It’s always a pleasure to talk with AutPress authors. Today we share an exchange between Azzia Walker, the operations manager, and Verity Reynolds. Stay tuned for Verity’s next book, and be sure to check out Nantais.
What do your characters teach you?
Since I began writing as a child, my characters have always done the one thing I was least allowed to do: have feelings and express them. So for years, they were the ones teaching me how to identify, process and manage my emotions. They’ve also taught me a lot about interpersonal communication; I can work out how conversations are likely to go before I actually have them.
What was the feeling after finishing Nantais?
Overwhelmed. Relieved. Terrified. I wrote a blog post about it at the time.
Today, that blog post reads like the verbal equivalent of chucking pasta at a wall, which is a pretty good description of my feelings at the time, too.
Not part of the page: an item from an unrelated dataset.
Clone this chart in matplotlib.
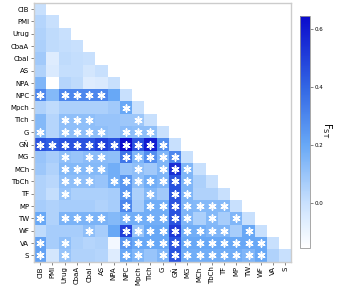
#!/usr/bin/env python3

import numpy as np
import matplotlib
matplotlib.use('Agg')
import matplotlib.pyplot as plt
from matplotlib.colors import LinearSegmentedColormap

labels = ['ClB', 'PMI', 'Urug', 'CbaA', 'CbaI', 'AS', 'NPA', 'NPC', 'Mpch', 'Tlch', 'G',
          'GÑ', 'MG', 'MCh', 'TbCh', 'TF', 'MP', 'TW', 'WF', 'VA', 'S']

# pairwise FST, lower triangle (row i has i+1 values, diagonal last)
fst_rows = [
  [0.0],
  [0.04, 0.0],
  [0.05, 0.02, 0.0],
  [0.06, 0.02, 0.01, 0.0],
  [0.08, -0.06, 0.02, 0.01, 0.0],
  [0.05, -0.05, 0.01, 0.01, -0.03, 0.0],
  [0.15, -0.155, 0.04, 0.02, -0.06, -0.05, 0.0],
  [0.30, 0.14, 0.30, 0.30, 0.30, 0.30, 0.20, 0.0],
  [0.05, 0.02, 0.06, 0.06, 0.06, 0.06, 0.08, 0.20, 0.0],
  [0.14, 0.04, 0.12, 0.12, 0.12, 0.10, 0.10, 0.09, 0.09, 0.0],
  [0.14, 0.04, 0.12, 0.12, 0.12, 0.12, 0.10, 0.13, 0.12, 0.12, 0.0],
  [0.45, 0.42, 0.45, 0.45, 0.45, 0.50, 0.45, 0.647, 0.45, 0.60, 0.28, 0.0],
  [0.10, 0.07, 0.12, 0.10, 0.13, 0.13, 0.12, 0.35, 0.15, 0.28, 0.15, 0.30, 0.0],
  [0.09, 0.05, 0.14, 0.14, 0.14, 0.14, 0.18, 0.10, 0.12, 0.08, 0.15, 0.55, 0.15, 0.0],
  [0.05, 0.03, 0.12, 0.12, 0.12, 0.10, 0.18, 0.25, 0.12, 0.18, 0.15, 0.45, 0.15, 0.06, 0.0],
  [0.05, 0.01, 0.10, 0.06, 0.06, 0.06, 0.07, 0.25, 0.06, 0.14, 0.08, 0.45, 0.15, 0.05, 0.05, 0.0],
  [0.07, 0.05, 0.07, 0.07, 0.07, 0.05, 0.07, 0.30, 0.07, 0.18, 0.18, 0.45, 0.15, 0.14, 0.14, 0.14, 0.0],
  [0.20, 0.05, 0.16, 0.16, 0.16, 0.16, 0.14, 0.18, 0.18, 0.18, 0.18, 0.45, 0.15, 0.06, 0.14, 0.07, 0.15, 0.0],
  [0.02, 0.07, 0.07, 0.07, 0.12, 0.07, 0.20, 0.50, 0.10, 0.20, 0.20, 0.52, 0.18, 0.18, 0.15, 0.15, 0.07, 0.20, 0.0],
  [0.22, 0.07, 0.12, 0.06, 0.04, 0.05, -0.12, 0.25, 0.20, 0.20, 0.20, 0.45, 0.20, 0.20, 0.20, 0.20, 0.20, 0.20, 0.20, 0.0],
  [0.22, -0.03, 0.10, 0.05, 0.05, 0.04, -0.06, 0.20, 0.15, 0.10, 0.15, 0.45, 0.18, 0.18, 0.18, 0.18, 0.18, 0.15, 0.20, 0.05, 0.0],
]

# columns with a significant FST, per row
sig_cols = [
  [], [], [], [], [], [], [],
  [0, 2, 3, 4, 5],
  [7],
  [2, 3, 4, 8],
  [0, 2, 3, 4, 5, 7, 8, 9],
  [0, 1, 2, 3, 4, 5, 6, 7, 8, 9, 10],
  [2, 4, 5, 7, 8, 9, 10, 11],
  [2, 3, 4, 5, 8, 10, 11, 12],
  [2, 3, 4, 6, 7, 8, 9, 10, 11, 12],
  [2, 7, 9, 11, 12],
  [7, 9, 10, 11, 12, 13, 14, 15],
  [0, 2, 3, 4, 5, 7, 8, 9, 10, 11, 12, 14, 16],
  [4, 7, 8, 9, 10, 11, 12, 13, 14, 15, 17],
  [0, 2, 7, 8, 9, 10, 11, 12, 13, 14, 15, 16, 17, 18],
  [0, 2, 7, 8, 10, 11, 12, 13, 14, 15, 16, 17, 18],
]

cbar_ticks = [0.0, 0.2, 0.4, 0.6]

n = len(labels)
fst = np.full((n, n), np.nan)
for i, row in enumerate(fst_rows):
  fst[i, :len(row)] = row
fst = np.ma.masked_invalid(fst)
vmin, vmax = fst.min(), fst.max()

cmap = LinearSegmentedColormap.from_list('fstblue', [
  (0.0, '#ffffff'),
  ((0.0 - vmin) / (vmax - vmin), '#c8e0fd'),
  ((0.2 - vmin) / (vmax - vmin), '#68a8f6'),
  ((0.4 - vmin) / (vmax - vmin), '#3266e4'),
  (1.0, '#0a0acc')])

fig = plt.figure(figsize=(3.38, 2.88), dpi=100)
ax = fig.add_axes([0.1006, 0.092, 0.7618, 0.8976])
cax = fig.add_axes([0.8876, 0.140, 0.0296, 0.8055])

mesh = ax.pcolormesh(np.arange(n + 1), np.arange(n + 1), fst, cmap=cmap, vmin=vmin, vmax=vmax)

sx, sy = [], []
for i, cols in enumerate(sig_cols):
  for j in cols:
    sx.append(j + 0.5)
    sy.append(i + 0.5)
ax.scatter(sx, sy, marker=(6, 2, 0), s=26, c='white', linewidths=1.1, zorder=3)

ax.set_xlim(0, n)
ax.set_ylim(n, 0)
ax.set_xticks(np.arange(n) + 0.5)
ax.set_yticks(np.arange(n) + 0.5)
ax.set_xticklabels(labels, rotation=90, fontsize=5)
ax.set_yticklabels(labels, fontsize=5)
ax.tick_params(length=2, width=0.5, color='#555555', pad=1.5)
for s in ax.spines.values():
  s.set_color('#cccccc')
  s.set_linewidth(1.0)

cb = fig.colorbar(mesh, cax=cax, ticks=cbar_ticks)
cb.ax.tick_params(labelsize=4, length=2, width=0.5, color='#555555', pad=1.5)
cb.outline.set_edgecolor('#999999')
cb.outline.set_linewidth(0.6)
fig.text(0.968, 0.55, r'$\mathrm{F_{ST}}$', fontsize=7, rotation=270, ha='center', va='center')

fig.savefig('out.png', dpi=100)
What advice do you have for a new writer?
When new writers ask me for advice, my mind always goes to Marge Piercy’s “For the Young Who Want To,” specifically the last two lines: “Work is its own reward. You have to/like it better than being loved.”
New writers are especially likely to want, not to write, but to have written. They want to be where published writers are, having written a book/play/short story/etc, and so they ask for advice for getting to the point of having written.
But the only way to have written is to write, and writing is hard. It’s brutal. There are no shortcuts. Writers joke about this all the time; the #amwriting hashtag on Twitter is full of authors making fun of themselves for scrolling #amwriting instead of actually writing.
So my advice to new writers is: You have to like the work more than being loved. You have to find something in writing that you only find in writing – not in having written, not in scrolling Twitter, not in skiing or changing your oil or serenading infants. Find that, and the rest will take care of itself.
(This is not the piece of advice for which I’m most asked. That’s how to make a living as a fiction writer, to which my advice is “Don’t try.” Only 10 percent of the membership of SFWA currently makes a living solely from writing, and of those, only 5 percent do it solely from fiction. I consider myself extraordinarily fortunate to be in that intermediate 5 percent who make money solely from writing, even though it’s technical writing that makes up the gap.)
What are you working on these days?
I’m slowly finishing the draft of Nahara, which is the sequel to Nantais. My brain is already onto the next book after that, The Ambassador, so I’m expecting the writing of that one to go fairly quickly.
When I’m not at my desk, I’m working with Boundless, which is an Independent AA winterguard out of Battle Creek, Michigan. It’s our first year on the floor and we’re by far the smallest guard in our division, but the members are doing outstanding work. I’m also preparing for a concert with the Hillsdale Wind Symphony in May. And, of course, I’m always working on spoiling my spouse and our three cats.
What sparks joy in your life?
My spouse. My cats. Long walks in the woods (or, failing that, the treadmill) in which I don’t have to care what time it is or which deadlines are looming. And working with students, either in winterguard or in my spouse’s band program. The young people can get ON my lawn!